## TASK INPUT
*****

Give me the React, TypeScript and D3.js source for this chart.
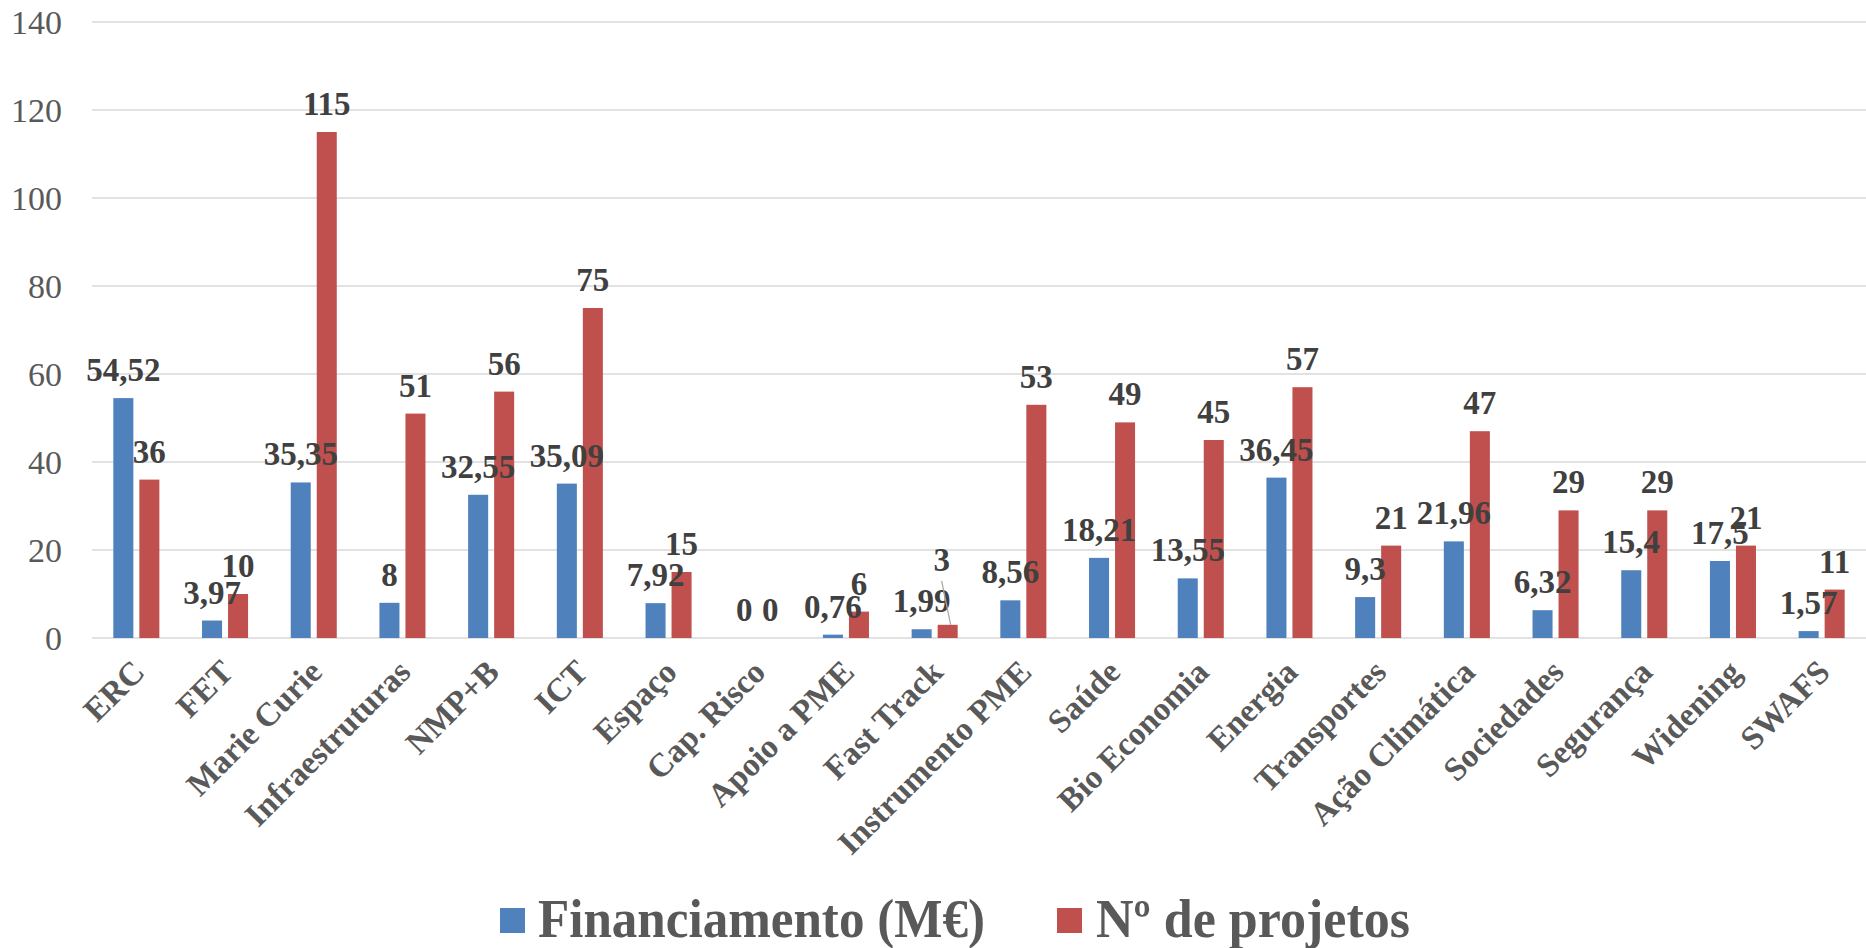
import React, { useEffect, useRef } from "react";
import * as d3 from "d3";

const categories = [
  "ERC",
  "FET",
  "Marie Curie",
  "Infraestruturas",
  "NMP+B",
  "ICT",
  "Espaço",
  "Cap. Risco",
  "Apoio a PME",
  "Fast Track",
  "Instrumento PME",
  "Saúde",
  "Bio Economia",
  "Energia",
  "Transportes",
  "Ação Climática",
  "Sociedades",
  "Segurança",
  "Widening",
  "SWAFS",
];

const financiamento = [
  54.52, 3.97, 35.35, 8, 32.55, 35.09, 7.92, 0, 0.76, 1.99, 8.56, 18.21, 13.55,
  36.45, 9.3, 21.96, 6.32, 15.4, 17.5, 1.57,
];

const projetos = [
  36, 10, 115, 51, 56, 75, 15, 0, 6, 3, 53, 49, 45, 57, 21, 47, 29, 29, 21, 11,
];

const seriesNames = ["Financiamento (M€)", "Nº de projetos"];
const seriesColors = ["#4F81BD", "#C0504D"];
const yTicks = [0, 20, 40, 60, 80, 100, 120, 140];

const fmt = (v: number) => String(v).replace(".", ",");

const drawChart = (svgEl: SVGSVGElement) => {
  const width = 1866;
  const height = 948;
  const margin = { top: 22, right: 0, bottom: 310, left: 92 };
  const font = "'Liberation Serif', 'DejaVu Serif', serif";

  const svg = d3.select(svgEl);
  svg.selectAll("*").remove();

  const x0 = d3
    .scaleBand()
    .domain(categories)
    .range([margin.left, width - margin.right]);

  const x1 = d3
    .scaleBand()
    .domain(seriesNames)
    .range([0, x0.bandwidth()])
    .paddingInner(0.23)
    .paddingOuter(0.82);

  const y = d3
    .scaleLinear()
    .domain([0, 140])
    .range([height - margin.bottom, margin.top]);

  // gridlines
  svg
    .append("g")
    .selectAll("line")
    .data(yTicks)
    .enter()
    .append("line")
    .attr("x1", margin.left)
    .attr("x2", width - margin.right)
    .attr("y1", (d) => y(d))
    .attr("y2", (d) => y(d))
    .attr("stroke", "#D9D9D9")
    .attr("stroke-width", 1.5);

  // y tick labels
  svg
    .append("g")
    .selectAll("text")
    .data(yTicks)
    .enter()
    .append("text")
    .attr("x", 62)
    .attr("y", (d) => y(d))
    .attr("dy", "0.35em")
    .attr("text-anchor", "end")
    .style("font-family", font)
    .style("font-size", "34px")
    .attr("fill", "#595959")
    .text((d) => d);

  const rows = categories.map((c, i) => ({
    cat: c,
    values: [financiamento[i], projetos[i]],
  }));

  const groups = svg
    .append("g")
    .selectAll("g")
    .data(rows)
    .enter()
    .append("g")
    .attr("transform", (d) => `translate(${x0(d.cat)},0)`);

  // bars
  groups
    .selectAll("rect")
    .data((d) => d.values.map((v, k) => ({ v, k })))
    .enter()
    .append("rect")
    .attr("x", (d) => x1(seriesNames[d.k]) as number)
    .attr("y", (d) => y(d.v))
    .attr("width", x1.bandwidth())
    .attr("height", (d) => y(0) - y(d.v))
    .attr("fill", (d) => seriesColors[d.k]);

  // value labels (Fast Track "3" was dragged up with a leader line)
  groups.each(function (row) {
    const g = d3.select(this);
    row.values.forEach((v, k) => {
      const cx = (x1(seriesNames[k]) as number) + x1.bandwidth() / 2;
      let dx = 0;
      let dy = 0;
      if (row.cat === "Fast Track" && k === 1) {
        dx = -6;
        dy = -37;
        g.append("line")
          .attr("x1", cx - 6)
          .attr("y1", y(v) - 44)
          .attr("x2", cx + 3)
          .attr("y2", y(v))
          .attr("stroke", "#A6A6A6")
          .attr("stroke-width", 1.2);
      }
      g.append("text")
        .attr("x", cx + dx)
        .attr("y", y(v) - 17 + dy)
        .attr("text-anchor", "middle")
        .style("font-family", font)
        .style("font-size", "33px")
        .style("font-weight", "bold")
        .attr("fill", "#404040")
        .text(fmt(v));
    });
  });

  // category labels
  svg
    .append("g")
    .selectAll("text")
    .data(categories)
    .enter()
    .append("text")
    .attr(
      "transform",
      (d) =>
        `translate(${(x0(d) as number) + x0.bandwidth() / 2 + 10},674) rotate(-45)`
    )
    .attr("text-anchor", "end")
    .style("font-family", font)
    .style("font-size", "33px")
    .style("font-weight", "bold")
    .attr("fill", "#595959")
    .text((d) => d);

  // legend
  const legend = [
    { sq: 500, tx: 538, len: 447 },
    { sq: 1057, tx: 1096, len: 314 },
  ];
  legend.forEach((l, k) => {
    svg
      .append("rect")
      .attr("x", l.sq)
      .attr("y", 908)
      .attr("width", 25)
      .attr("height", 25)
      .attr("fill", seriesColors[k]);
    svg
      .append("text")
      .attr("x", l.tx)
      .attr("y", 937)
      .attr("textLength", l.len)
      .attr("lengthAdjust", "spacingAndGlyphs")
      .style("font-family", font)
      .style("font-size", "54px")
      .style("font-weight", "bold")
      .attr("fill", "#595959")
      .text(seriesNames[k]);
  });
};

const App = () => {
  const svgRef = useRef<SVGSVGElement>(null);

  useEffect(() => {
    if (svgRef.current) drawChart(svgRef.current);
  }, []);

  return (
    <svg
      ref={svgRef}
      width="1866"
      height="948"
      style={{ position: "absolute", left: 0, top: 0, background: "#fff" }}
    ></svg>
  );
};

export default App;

*****

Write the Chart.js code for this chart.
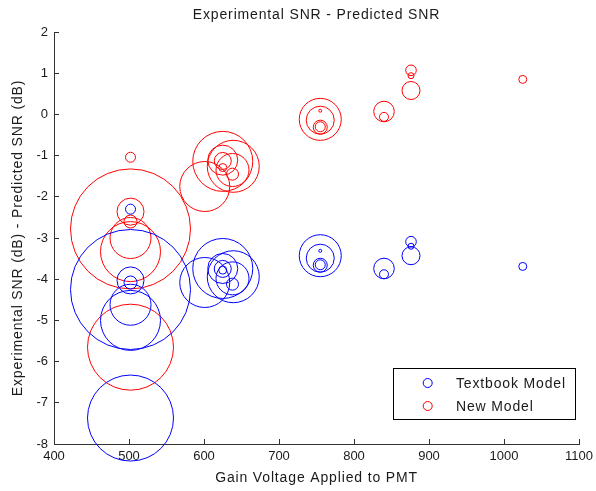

*****

## TASK DESCRIPTION
Copy out exactly the material that runs from the line with "Give me the" to the line with "const fmt = (v: number)", ends included, and leave the pictures behind.

## RESULT OF THIS EXERCISE
Give me the React, TypeScript and D3.js source for this chart.
import React, { useEffect, useRef } from "react";
import * as d3 from "d3";

const categories = [
  "ERC",
  "FET",
  "Marie Curie",
  "Infraestruturas",
  "NMP+B",
  "ICT",
  "Espaço",
  "Cap. Risco",
  "Apoio a PME",
  "Fast Track",
  "Instrumento PME",
  "Saúde",
  "Bio Economia",
  "Energia",
  "Transportes",
  "Ação Climática",
  "Sociedades",
  "Segurança",
  "Widening",
  "SWAFS",
];

const financiamento = [
  54.52, 3.97, 35.35, 8, 32.55, 35.09, 7.92, 0, 0.76, 1.99, 8.56, 18.21, 13.55,
  36.45, 9.3, 21.96, 6.32, 15.4, 17.5, 1.57,
];

const projetos = [
  36, 10, 115, 51, 56, 75, 15, 0, 6, 3, 53, 49, 45, 57, 21, 47, 29, 29, 21, 11,
];

const seriesNames = ["Financiamento (M€)", "Nº de projetos"];
const seriesColors = ["#4F81BD", "#C0504D"];
const yTicks = [0, 20, 40, 60, 80, 100, 120, 140];

const fmt = (v: number) => String(v).replace(".", ",");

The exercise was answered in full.